§ Problem statement
Extract everything from the first line through the line with "import * as", both ends included, except for any pictures.

---

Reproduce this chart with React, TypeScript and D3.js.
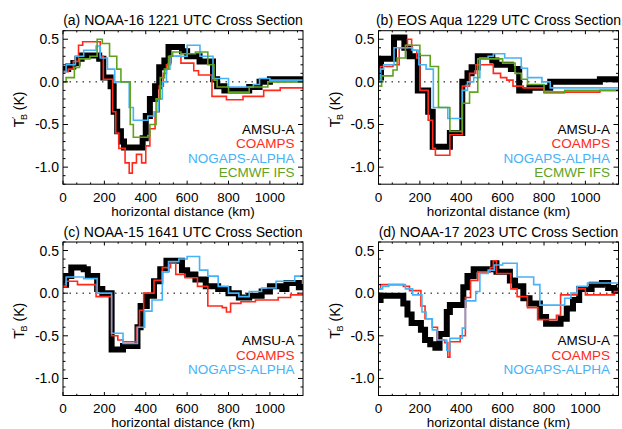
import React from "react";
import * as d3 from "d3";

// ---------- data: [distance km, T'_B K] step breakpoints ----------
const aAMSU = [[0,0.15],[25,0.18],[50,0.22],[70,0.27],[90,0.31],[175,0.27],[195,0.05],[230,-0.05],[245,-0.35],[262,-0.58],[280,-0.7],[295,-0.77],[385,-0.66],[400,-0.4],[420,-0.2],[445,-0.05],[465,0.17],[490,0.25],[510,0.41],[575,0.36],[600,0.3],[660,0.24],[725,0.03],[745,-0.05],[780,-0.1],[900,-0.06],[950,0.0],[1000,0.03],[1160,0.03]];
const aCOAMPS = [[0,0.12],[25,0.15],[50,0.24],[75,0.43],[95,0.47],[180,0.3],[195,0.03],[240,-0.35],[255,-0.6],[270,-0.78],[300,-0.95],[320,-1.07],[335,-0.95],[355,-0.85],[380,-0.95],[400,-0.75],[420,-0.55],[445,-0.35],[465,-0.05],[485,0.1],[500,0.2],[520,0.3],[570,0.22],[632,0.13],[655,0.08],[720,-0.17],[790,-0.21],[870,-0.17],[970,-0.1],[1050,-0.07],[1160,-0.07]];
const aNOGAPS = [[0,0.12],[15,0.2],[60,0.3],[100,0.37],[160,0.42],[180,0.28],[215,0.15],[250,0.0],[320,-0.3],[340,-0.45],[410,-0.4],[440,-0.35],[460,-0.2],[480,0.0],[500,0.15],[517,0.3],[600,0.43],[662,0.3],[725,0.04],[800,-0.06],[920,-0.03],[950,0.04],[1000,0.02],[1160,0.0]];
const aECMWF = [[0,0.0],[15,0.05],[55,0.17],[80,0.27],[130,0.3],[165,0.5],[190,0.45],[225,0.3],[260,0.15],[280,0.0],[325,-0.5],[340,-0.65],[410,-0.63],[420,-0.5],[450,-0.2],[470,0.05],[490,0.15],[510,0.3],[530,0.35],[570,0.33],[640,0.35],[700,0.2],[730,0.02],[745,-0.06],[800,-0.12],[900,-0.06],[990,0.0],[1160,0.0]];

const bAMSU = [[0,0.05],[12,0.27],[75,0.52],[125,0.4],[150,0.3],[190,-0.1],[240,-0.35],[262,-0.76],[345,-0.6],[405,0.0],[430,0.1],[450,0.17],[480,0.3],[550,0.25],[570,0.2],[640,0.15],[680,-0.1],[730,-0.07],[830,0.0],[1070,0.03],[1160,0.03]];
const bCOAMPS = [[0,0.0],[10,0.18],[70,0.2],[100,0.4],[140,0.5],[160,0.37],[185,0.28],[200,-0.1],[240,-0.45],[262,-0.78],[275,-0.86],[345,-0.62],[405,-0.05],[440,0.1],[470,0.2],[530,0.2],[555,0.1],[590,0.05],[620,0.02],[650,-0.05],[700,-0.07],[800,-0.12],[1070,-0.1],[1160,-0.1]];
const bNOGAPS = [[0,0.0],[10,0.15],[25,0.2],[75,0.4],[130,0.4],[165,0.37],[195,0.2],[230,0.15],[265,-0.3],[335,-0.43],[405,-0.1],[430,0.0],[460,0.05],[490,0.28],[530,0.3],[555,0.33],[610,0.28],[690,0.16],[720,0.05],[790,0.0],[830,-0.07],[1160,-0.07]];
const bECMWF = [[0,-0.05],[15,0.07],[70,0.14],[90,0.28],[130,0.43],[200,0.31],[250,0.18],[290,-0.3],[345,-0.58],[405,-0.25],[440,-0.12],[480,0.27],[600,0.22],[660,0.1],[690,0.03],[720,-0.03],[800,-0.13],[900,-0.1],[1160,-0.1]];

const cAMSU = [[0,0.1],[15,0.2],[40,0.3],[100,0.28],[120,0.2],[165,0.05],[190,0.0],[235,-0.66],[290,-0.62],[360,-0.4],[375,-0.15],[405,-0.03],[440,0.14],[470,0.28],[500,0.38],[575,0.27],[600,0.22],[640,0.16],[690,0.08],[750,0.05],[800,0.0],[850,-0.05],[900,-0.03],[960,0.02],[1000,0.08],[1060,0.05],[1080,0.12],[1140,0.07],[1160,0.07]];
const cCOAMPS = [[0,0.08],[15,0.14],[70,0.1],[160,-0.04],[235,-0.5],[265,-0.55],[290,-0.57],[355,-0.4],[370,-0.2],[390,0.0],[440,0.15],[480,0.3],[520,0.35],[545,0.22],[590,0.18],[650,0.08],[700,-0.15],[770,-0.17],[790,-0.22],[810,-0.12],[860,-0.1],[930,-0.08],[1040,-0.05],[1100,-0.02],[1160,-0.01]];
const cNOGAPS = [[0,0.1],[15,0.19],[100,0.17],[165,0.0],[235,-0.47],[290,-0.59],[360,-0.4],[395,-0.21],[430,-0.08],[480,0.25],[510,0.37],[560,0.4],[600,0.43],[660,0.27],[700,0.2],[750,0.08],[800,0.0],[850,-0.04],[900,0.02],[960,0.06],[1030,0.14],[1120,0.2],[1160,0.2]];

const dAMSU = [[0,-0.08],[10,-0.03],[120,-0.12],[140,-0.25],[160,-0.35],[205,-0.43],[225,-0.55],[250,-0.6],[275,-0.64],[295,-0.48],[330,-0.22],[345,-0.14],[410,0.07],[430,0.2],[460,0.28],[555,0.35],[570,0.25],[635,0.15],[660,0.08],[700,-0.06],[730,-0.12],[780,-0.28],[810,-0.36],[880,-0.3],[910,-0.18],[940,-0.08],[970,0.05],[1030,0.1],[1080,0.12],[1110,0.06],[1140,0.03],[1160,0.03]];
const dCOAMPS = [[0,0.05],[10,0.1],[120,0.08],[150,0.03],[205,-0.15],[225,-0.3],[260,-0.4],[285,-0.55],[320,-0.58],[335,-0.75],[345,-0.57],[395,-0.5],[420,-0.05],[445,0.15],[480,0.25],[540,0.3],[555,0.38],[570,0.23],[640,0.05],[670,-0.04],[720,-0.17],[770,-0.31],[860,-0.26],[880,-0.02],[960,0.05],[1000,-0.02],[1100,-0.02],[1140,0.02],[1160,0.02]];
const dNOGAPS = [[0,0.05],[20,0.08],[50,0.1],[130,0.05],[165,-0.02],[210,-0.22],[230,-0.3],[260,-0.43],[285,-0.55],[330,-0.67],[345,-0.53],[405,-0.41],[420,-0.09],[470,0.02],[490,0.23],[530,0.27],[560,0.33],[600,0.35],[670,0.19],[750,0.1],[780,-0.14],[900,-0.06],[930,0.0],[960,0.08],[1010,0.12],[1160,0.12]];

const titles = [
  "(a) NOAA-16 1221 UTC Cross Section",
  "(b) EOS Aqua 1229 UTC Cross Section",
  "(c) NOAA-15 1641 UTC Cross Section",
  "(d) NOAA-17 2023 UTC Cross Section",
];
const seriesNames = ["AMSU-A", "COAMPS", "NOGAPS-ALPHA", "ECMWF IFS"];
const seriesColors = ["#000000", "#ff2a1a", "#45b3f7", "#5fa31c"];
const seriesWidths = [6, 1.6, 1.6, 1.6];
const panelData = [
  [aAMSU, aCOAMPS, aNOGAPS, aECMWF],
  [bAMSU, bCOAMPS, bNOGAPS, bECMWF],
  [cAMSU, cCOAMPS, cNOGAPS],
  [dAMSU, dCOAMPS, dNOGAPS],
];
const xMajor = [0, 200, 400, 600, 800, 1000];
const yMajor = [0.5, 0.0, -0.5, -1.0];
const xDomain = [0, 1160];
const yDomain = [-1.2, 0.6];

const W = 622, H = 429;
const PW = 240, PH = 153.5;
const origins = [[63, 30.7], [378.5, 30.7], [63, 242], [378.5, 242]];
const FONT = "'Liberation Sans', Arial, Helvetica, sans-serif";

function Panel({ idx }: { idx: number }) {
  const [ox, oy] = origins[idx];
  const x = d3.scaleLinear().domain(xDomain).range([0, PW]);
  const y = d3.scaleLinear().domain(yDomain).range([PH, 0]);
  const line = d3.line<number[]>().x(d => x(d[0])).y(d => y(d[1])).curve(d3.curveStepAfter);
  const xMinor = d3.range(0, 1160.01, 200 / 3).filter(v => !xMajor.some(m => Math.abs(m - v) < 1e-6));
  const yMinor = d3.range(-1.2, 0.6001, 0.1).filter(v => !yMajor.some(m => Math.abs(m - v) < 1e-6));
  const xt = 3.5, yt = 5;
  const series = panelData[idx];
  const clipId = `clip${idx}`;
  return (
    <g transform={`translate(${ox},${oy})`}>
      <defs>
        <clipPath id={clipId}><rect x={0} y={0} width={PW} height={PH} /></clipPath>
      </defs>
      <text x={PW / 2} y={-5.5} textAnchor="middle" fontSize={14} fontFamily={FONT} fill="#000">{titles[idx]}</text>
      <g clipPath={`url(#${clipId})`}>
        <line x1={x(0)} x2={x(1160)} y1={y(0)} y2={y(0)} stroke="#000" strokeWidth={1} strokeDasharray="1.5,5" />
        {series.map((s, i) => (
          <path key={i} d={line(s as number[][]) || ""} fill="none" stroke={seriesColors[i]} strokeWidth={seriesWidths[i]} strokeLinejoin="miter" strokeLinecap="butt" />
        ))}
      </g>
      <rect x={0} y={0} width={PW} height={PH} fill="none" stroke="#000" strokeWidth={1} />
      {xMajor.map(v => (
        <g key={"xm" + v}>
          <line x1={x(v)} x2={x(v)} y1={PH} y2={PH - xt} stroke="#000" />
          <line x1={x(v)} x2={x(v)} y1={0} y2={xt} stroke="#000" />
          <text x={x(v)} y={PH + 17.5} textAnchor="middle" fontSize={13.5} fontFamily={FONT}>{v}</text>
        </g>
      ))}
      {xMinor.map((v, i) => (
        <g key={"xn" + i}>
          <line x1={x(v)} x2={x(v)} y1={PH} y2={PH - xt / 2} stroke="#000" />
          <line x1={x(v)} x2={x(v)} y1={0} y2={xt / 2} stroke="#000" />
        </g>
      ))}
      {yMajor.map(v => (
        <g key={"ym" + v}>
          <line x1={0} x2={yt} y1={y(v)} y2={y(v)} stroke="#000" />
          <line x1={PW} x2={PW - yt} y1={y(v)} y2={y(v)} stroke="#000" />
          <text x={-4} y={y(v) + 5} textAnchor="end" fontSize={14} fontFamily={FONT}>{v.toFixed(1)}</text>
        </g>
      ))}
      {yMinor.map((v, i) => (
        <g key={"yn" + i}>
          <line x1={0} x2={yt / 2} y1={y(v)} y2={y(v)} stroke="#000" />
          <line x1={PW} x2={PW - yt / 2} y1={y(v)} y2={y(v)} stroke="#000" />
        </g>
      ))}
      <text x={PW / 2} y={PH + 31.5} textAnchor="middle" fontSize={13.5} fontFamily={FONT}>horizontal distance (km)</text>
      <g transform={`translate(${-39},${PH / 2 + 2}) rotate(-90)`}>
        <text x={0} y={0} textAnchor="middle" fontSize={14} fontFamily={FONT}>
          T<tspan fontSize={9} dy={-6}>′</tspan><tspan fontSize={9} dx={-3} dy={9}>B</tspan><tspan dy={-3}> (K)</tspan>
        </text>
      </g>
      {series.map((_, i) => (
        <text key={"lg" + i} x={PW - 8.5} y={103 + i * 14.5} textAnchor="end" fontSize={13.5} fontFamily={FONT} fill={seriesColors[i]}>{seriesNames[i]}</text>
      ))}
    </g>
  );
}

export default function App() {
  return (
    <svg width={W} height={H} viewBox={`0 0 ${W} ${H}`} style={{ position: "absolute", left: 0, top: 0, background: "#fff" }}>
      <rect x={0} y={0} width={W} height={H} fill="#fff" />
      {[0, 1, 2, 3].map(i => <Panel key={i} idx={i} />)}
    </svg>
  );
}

---

§ Output of the exercise
Reproduce this chart with React, TypeScript and D3.js.
import React from "react";
import * as d3 from "d3";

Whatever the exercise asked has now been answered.